Are book publishers shooting themselves in the foot by insisting on draconian rights management for their e-books? Many readers responded to my recent column on the subject that they think that’s the case, but one reader had some inside knowledge as to how the situation came about.
"I can testify that the fault lies squarely with the book publishers, not platform vendors like Adobe, Microsoft, etc.," wrote the reader, a CTO who helped launch the e-book business of a major online retailer several years ago. "Publishers are irrationally paranoid about ‘illegal’ use of their content. But the truth is one of the former platform vendors does carry some responsibility for fanning the flames.

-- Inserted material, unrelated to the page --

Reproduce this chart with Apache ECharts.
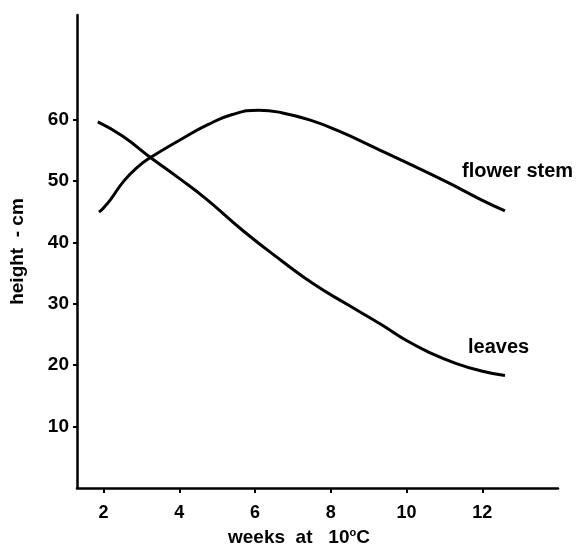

"Gemstar, which used to be a player in the e-book space with their Softbook and Rocketbook reading devices, always touted the fact that their platform had a major advantage over Palm, Adobe, MS, etc," the reader continued. "This was because only they had a hardware platform, whose DRM was ‘impossible’ to break (turned out not to be true, in any case). Gemstar spent a lot of time trying to scare the publishers away from the Palm, Adobe, MS, software-based readers, claiming that the content would soon be public domain.
"I remember trying to convince publishers how irrational the fears were," the reader continued, "considering the fact that anyone with a $99 scanner, the ‘lite’ version of an OCR package bundled with it, and a little knowledge, could produce a credible e-book in a couple of hours. Why would a budding pirate bother to try to break DRM? No chain is stronger than its weakest link. So why waste all that money and effort -- and antagonize customers -- with draconian DRM schemes? But the publishers preferred the Gemstar argument, and the result is the kind of DRM problems you wrote about. The irony, of course, is that both Gemstar e-book platforms were market failures and Gemstar is now out of the e-book business entirely."